Since there is no arcade element to the game you have a few instructions you can offer your players for each plate appearance. You can tell your batter to swing away, bunt or take a pitch. If someone is on base, you can instruct your players to try to steal or try a hit and run. You can tell your pitchers to pitch around a batter or go after a guy. You can issue intentional walks, try a pick off play and set your fielders a little bit – you can guard the lines or have your infield play in. You cannot instruct your pitchers to intentionally hit other players. The game doesn’t include photo packs on its own – you can get them, and dedicated people find the player pics and make the packs each year – so this really is a low fi version of baseball.
And somehow it all works. I have some guesses on how the underlying engine might work, but it offers the most realistic version of pretend baseball I’ve experienced. The critical thing for making the leagues work is that if a person can’t do head-to-head, the computer running the team can’t be that poor at decision making. I would say that the computer doesn’t always pinch hit to exploit the handedness of the other team’s pitcher, but honestly, that is also a slider you can also control. The game being fair and civilized has meant that for me, lasting friendships have been made. Alternatively, I’ve had cruel racial epithets screamed at me in almost every other online game I’ve played by strangers, and I am an extremely white person.

The drafts are an “outside” gameplay element, and so is just following along to real baseball. DMB has me doing the thing that text adventure games did in the 1980s before every puzzle could be looked up. I used to think about Zork I and II a lot while nowhere near a computer before I solved them – and that is the same deal with Diamond Mind. When building a team there are a lot of factors to think about – what new rookies have a pedigree that indicates that they will grow into stars? Is it better to take a guy came out of nowhere to have a good season who is a little older, or do you go with a younger guy that will PROBABLY be the better long-term selection? Looking at year end stats, did a guy show a lot of promise at the end and is that the version of him likely to be seen in the following year?
I know more players than I should, I am aware of more statistics than is healthy. Over 300 players get drafted in the larger league and many more are available but not selected. I genuinely think that in research I have a casual awareness of 200 of them by the time the draft starts. This information doesn’t stick in my brain permanently, but I find it enjoyable to learn about the different players that are available in an attempt to make a good team. I have made some horrible trades. I traded a 4th round pick for the tall lefty Boston Red Sox pitcher Henry Owens, just because I thought he might be a good player in the following season. I traded Aaron Judge for the right to select Bo Bichette in the next year’s draft. Blunders! Mistakes have been made, but at the same time, after two decades of doing this, everyone’s decisions are more or less defensible. Sometimes it doesn’t matter what you do. I had once drafted Yordano Ventura, who died at age 25 in a car accident in the Dominican Republic. I took Julio Urias, who had a crippling shoulder injury – I traded him, and then he left Major League Baseball due to an arrest in a domestic violence case. I took Cubs shortstop Addison Russell, who – jesus, maybe the problem is me.

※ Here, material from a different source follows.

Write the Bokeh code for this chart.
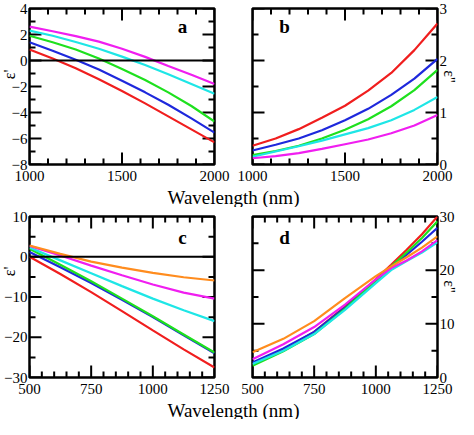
import math
from bokeh.plotting import figure
from bokeh.models import Range1d, LinearAxis, FixedTicker, Span, Label
from bokeh.layouts import column, row
from bokeh.embed import file_html
from bokeh.resources import INLINE
from bokeh.core.properties import value

FONT = "Liberation Serif"

# ---------------- data ----------------
wl_ab = [1000, 1125, 1250, 1375, 1500, 1625, 1750, 1875, 2000]
a_red = [0.85, 0.15, -0.6, -1.45, -2.35, -3.3, -4.3, -5.3, -6.3]
a_blue = [1.4, 0.75, 0.05, -0.7, -1.55, -2.45, -3.4, -4.45, -5.55]
a_green = [1.9, 1.4, 0.85, 0.15, -0.65, -1.5, -2.45, -3.5, -4.7]
a_cyan = [2.3, 1.9, 1.42, 0.9, 0.3, -0.35, -1.05, -1.8, -2.55]
a_magenta = [2.6, 2.25, 1.88, 1.45, 0.9, 0.28, -0.42, -1.1, -1.8]

b_red = [0.36, 0.5, 0.68, 0.9, 1.13, 1.42, 1.76, 2.2, 2.71]
b_blue = [0.27, 0.38, 0.5, 0.66, 0.85, 1.07, 1.34, 1.65, 2.03]
b_green = [0.18, 0.26, 0.36, 0.5, 0.67, 0.87, 1.12, 1.43, 1.82]
b_cyan = [0.15, 0.25, 0.35, 0.46, 0.58, 0.7, 0.85, 1.05, 1.3]
b_magenta = [0.12, 0.16, 0.22, 0.3, 0.39, 0.48, 0.6, 0.75, 0.95]

wl_c = [500, 625, 750, 875, 1000, 1125, 1250]
c_red = [0.0, -4.3, -8.8, -13.5, -18.3, -23.0, -27.5]
c_blue = [1.2, -2.6, -6.5, -10.7, -15.0, -19.5, -24.0]
c_green = [2.0, -2.0, -6.1, -10.4, -14.8, -19.3, -23.8]
c_cyan = [2.3, -0.9, -4.1, -7.3, -10.4, -13.3, -16.0]
c_magenta = [2.7, 0.3, -2.2, -4.6, -6.9, -8.9, -10.4]
c_orange = [2.8, 0.7, -1.2, -2.7, -4.0, -5.1, -5.9]

wl_d = [500, 625, 750, 875, 1000, 1062, 1125, 1187, 1250]
d_red = [2.5, 5.2, 8.5, 13.2, 18.3, 21.0, 23.8, 26.7, 30.0]
d_blue = [2.8, 5.4, 8.5, 13.0, 18.0, 20.6, 22.9, 25.3, 27.9]
d_green = [2.2, 4.9, 8.1, 12.8, 18.0, 20.7, 23.3, 26.0, 29.1]
d_cyan = [2.5, 5.0, 8.1, 12.6, 17.6, 20.0, 21.7, 23.3, 25.2]
d_magenta = [3.4, 6.2, 9.4, 13.6, 18.3, 20.4, 21.8, 23.5, 25.6]
d_orange = [4.7, 7.2, 10.5, 14.8, 18.9, 20.7, 22.4, 24.2, 26.3]

# tick values
ab_x_major = [1000, 1500, 2000]
ab_x_minor = [1100, 1200, 1300, 1400, 1600, 1700, 1800, 1900]
a_y_major = [-8, -6, -4, -2, 0, 2, 4]
a_y_minor = [-7, -5, -3, -1, 1, 3]
b_y_major = [0, 1, 2, 3]
b_y_minor = [0.5, 1.5, 2.5]
cd_x_major = [500, 750, 1000, 1250]
cd_x_minor = [550, 600, 650, 700, 800, 850, 900, 950, 1050, 1100, 1150, 1200]
c_y_major = [-30, -20, -10, 0, 10]
c_y_minor = [-25, -15, -5, 5]
d_y_major = [0, 10, 20, 30]
d_y_minor = [5, 15, 25]

xlabel = "Wavelength (nm)"
ylabel_real = "ε'"
ylabel_imag = "ε''"

COL = {"red": "#f01e1e", "blue": "#1e28dc", "green": "#1ee01e",
       "cyan": "#1ee6e6", "magenta": "#f01ef0", "orange": "#ff8c1e"}
LW = 2.2
MAJ, MIN = 12, 6


def panel(w, h, bl, br, bt, bb, xr, yr, xt, yt, ylab_side):
    p = figure(width=w, height=h, x_range=Range1d(*xr), y_range=Range1d(*yr),
               output_backend="svg", toolbar_location=None,
               x_axis_location=None, y_axis_location=None,
               min_border_left=bl, min_border_right=br,
               min_border_top=bt, min_border_bottom=bb)
    p.grid.visible = False
    p.outline_line_color = "black"
    p.outline_line_width = 2.5
    p.border_fill_color = None
    p.background_fill_color = "white"
    (xmaj, xmin), (ymaj, ymin) = xt, yt
    xa = LinearAxis(ticker=FixedTicker(ticks=xmaj))
    ya = LinearAxis(ticker=FixedTicker(ticks=ymaj))
    for ax, st in [(xa, 6), (ya, 2)]:
        ax.axis_line_color = None
        ax.major_tick_in = 0
        ax.major_tick_out = 0
        ax.minor_tick_in = 0
        ax.minor_tick_out = 0
        ax.major_label_text_font = FONT
        ax.major_label_text_font_size = "15px"
        ax.major_label_text_color = "black"
        ax.major_label_standoff = st
    p.add_layout(xa, "below")
    p.add_layout(ya, ylab_side)
    x0, x1 = xr
    y0, y1 = yr
    # inward ticks on all four sides
    for vals, ln in [(xmaj, MAJ), (xmin, MIN)]:
        p.ray(x=vals, y=[y0] * len(vals), length=ln, length_units="screen",
              angle=math.pi / 2, line_color="black", line_width=2)
        p.ray(x=vals, y=[y1] * len(vals), length=ln, length_units="screen",
              angle=-math.pi / 2, line_color="black", line_width=2)
    for vals, ln in [(ymaj, MAJ), (ymin, MIN)]:
        p.ray(x=[x0] * len(vals), y=vals, length=ln, length_units="screen",
              angle=0, line_color="black", line_width=2)
        p.ray(x=[x1] * len(vals), y=vals, length=ln, length_units="screen",
              angle=math.pi, line_color="black", line_width=2)
    return p


def letter(p, x, y, t):
    p.add_layout(Label(x=x, y=y, text=t, text_font=FONT, text_font_size="19px",
                       text_font_style="bold", text_align="center",
                       text_baseline="middle", text_color="black"))


# horizontal geometry (frames at the reference positions)
BL_A, FW, BR_A = 29, 185, 19
BL_B, BR_B = 19, 21
WA = BL_A + FW + BR_A          # 233
WB = BL_B + FW + BR_B          # 225
H1, H2 = 187, 193              # heights of the two panel rows

# panel a
pa = panel(WA, H1, BL_A, BR_A, 8, 23, (1000, 2000), (-8, 4),
           (ab_x_major, ab_x_minor), (a_y_major, a_y_minor), "left")
pa.add_layout(Span(location=0, dimension="width", line_color="black", line_width=2))
for nm, ys in [("red", a_red), ("blue", a_blue), ("green", a_green),
               ("cyan", a_cyan), ("magenta", a_magenta)]:
    pa.line(wl_ab, ys, line_color=COL[nm], line_width=LW)
letter(pa, 1827, 2.6, "a")

# panel b
pb = panel(WB, H1, BL_B, BR_B, 8, 23, (1000, 2000), (0, 3),
           (ab_x_major, ab_x_minor), (b_y_major, b_y_minor), "right")
for nm, ys in [("red", b_red), ("blue", b_blue), ("green", b_green),
               ("cyan", b_cyan), ("magenta", b_magenta)]:
    pb.line(wl_ab, ys, line_color=COL[nm], line_width=LW)
letter(pb, 1173, 2.65, "b")

# panel c
pc = panel(WA, H2, BL_A, BR_A, 9, 23, (500, 1250), (-30, 10),
           (cd_x_major, cd_x_minor), (c_y_major, c_y_minor), "left")
pc.add_layout(Span(location=0, dimension="width", line_color="black", line_width=2))
for nm, ys in [("red", c_red), ("blue", c_blue), ("green", c_green),
               ("cyan", c_cyan), ("magenta", c_magenta), ("orange", c_orange)]:
    pc.line(wl_c, ys, line_color=COL[nm], line_width=LW)
letter(pc, 1120, 4.8, "c")

# panel d
pd_ = panel(WB, H2, BL_B, BR_B, 9, 23, (500, 1250), (0, 30),
            (cd_x_major, cd_x_minor), (d_y_major, d_y_minor), "right")
for nm, ys in [("red", d_red), ("blue", d_blue), ("green", d_green),
               ("cyan", d_cyan), ("magenta", d_magenta), ("orange", d_orange)]:
    pd_.line(wl_d, ys, line_color=COL[nm], line_width=LW)
letter(pd_, 630, 26.1, "d")


def blank(w, h):
    f = figure(width=w, height=h, x_range=Range1d(0, w), y_range=Range1d(0, h),
               output_backend="svg", toolbar_location=None,
               x_axis_location=None, y_axis_location=None, min_border=0)
    f.grid.visible = False
    f.outline_line_color = None
    f.background_fill_color = None
    f.border_fill_color = None
    return f


MIDW = WA + WB  # 458


def label_fig(h):
    f = blank(MIDW, h)
    f.text(x=[241 - 8], y=[h / 2], text=[xlabel], text_font=value(FONT),
           text_font_size="19px", text_align="center", text_baseline="middle",
           text_color="black")
    return f


l1 = label_fig(20)
l2 = label_fig(19)

TOTAL_H = H1 + 20 + H2 + 19   # 419
SL, SR = 20, 18
# transparent strips (under the panels' margins) carrying rotated y titles;
# y is measured from the bottom of the strip
sl = blank(SL, TOTAL_H)
sl.text(x=[9, 9], y=[TOTAL_H - 74, TOTAL_H - 271],
        text=[ylabel_real, ylabel_real],
        text_font=value(FONT), text_font_size="16px", text_align="center",
        text_baseline="middle", angle=math.pi / 2, text_color="black")
sr = blank(SR, TOTAL_H)
sr.text(x=[SR / 2, SR / 2], y=[TOTAL_H - 76, TOTAL_H - 286],
        text=[ylabel_imag, ylabel_imag],
        text_font=value(FONT), text_font_size="16px", text_align="center",
        text_baseline="middle", angle=-math.pi / 2, text_color="black")

mid = column(row(pa, pb), l1, row(pc, pd_), l2, margin=(0, 0, 0, -SL))
sr.margin = (0, 0, 0, -SR)
layout = row(sl, mid, sr)
open("out.html", "w").write(file_html(layout, INLINE))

While you can’t use a gamepad or joystick, the game is not totally strategy-based. There is a very small amount of skill involved. You do have to correctly click on the right buttons to do things. There was a game a few years ago where Reggie, my now 22-year old cat, was on my lap as I was playing. You can use the mouse to issue commands, but also if the mouse pointer is hovering over a box that issues a command and you hit the space bar, the game will interpret that as a desired left click. I had a guy on third in a close game and I was going to have my dude at the plate swing normally. However, I had the mouse hovering over the “steal” button, when Reggie reached a paw out and struck the keyboard for some reason. There is no confirmation dialog box in DMB. The runner went and as you might expect, was thrown out by 30 feet. There are also a few times on my own where I simply clicked on the wrong button, it is one of the few games that I try to make sure I am sitting up for.

Joe Posnanski has said that baseball is a game for fathers and sons, I don’t have children but I have enjoyed throwing a ball around for all of my nephews to hit. I enjoy going to games – the Rockies, the local team, is bad, but the night out at the park is always fun. In the three leagues I have been in, I have won a championship three times. The last time was a couple of years ago and I had my blood pressure monitor nearby. The final game came down to the wire, and I took a reading of my pulse afterwards. I forget the exact number, but it was racing. 130 beats a minute or more. If good video games make you feel something, Diamond Mind Baseball is a good video game.
Baseball is designed to break your heart. A. Bartlett Giamatti said that and he was also speaking about the seasons in North America, mostly, but I would maintain that it breaks your heart on account of three teams winning a combined 47 championships. It is, for most fans and followers, a truly rare thing to see a championship and the 162 regular season games and multiple playoff rounds make it an extremely difficult thing to accomplish. As an adult, it’s not exactly easy to follow all the rounds of the playoffs, either. DMB has kept me connected and helped me appreciate and understand baseball more. It’s a source of happiness in my life.
(It also has some of the worst UI/UX decisions I’ve ever seen in my life, I desperately wish they would overhaul the game and at least allow you to completely pick fonts that work for men in their 50s, but I am going to let that go for now.)